PyUnicode_CHARACTER_SIZE() has been removed (use kind directly).

UCS4 utility functions:

Py_UCS4_{strlen, strcpy, strcat, strncpy, strcmp, strncpy, strcmp, strncmp, strchr, strrchr} have been removed.


"The following functions are added to the stable ABI (PEP 384), as they
are independent of the actual representation of Unicode objects: ...
... PyUnicode_WriteChar ...."

PyUnicode_WriteChar() allows to modify an immutable object, which is something specific to CPython. Well, the function does now raise an error if the string is no more modifiable (e.g. more than 1 reference to the string, the hash has already been computed, etc.), but I don't know if it should be added to the stable ABI.

"PyUnicode_AsUnicodeAndSize"

This function was added to Python 3.3 and is directly deprecated. Why adding a function to deprecate it? PyUnicode_AsUnicode() and PyUnicode_GET_SIZE() were not enough?

"Deprecations, Removals, and Incompatibilities"

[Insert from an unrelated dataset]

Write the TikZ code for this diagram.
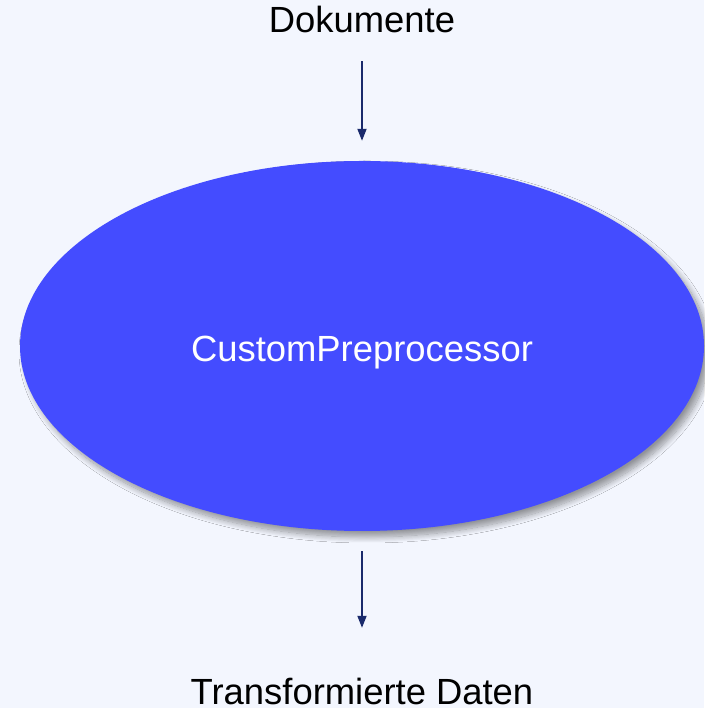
\documentclass[tikz,border=0pt]{standalone}
\usepackage{fontspec}
\setmainfont{Liberation Sans}
\usetikzlibrary{shapes.geometric,arrows.meta,shadows.blur}
\definecolor{bgcol}{HTML}{F3F6FE}
\definecolor{procfill}{HTML}{444CFF}
\definecolor{arrowcol}{HTML}{1A2A6C}
\tikzset{
  lbl/.style={inner sep=0pt, anchor=base, text height=26pt, text depth=8pt,
    font=\fontsize{36.4}{43}\selectfont, text=black},
  proc/.style={ellipse, fill=procfill, draw=none, minimum width=684pt,
    minimum height=370pt, inner sep=0pt, text=white,
    text height=32pt, text depth=0pt,
    font=\fontsize{36.4}{43}\selectfont,
    blur shadow={shadow xshift=5pt, shadow yshift=-6pt, shadow blur steps=12,
      shadow blur radius=6pt, shadow opacity=40}},
  flow/.style={draw=arrowcol, line width=1.8pt,
    -{Triangle[length=12pt,width=9pt]}}
}
\begin{document}
\begin{tikzpicture}[x=1pt,y=1pt]
  \fill[bgcol] (0,0) rectangle (704,708);
  \useasboundingbox (0,0) rectangle (704,708);
  \node[lbl] (doc) at (362,675) {Dokumente};
  \node[proc] (pre) at (362,362) {CustomPreprocessor};
  \node[lbl, text depth=0pt] (out) at (362,3) {Transformierte Daten};
  \draw[flow, shorten <=20pt, shorten >=51pt] (pre.south) -- (out.north);
  \draw[flow, shorten <=20pt, shorten >=20pt] (doc.south) -- (pre.north);
\end{tikzpicture}
\end{document}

Missing: PyUnicode_AS_DATA(), Py_UNICODE_strncpy, Py_UNICODE_strncmp


--

A very important point is not well explained: it is very important that a ("final") string is in its canonical representation. It means that a UCS2 string must contain at least a character bigger than U+00FF for example. Not only some optimizations rely on the canonical representation, but also some core methods of the Unicode type.

I tried to list all properties of Unicode objects in the definition of the PyASCIIbject structure. And I implemented checks in _PyUnicode_CheckConsistency(). This method is only available in debug mode.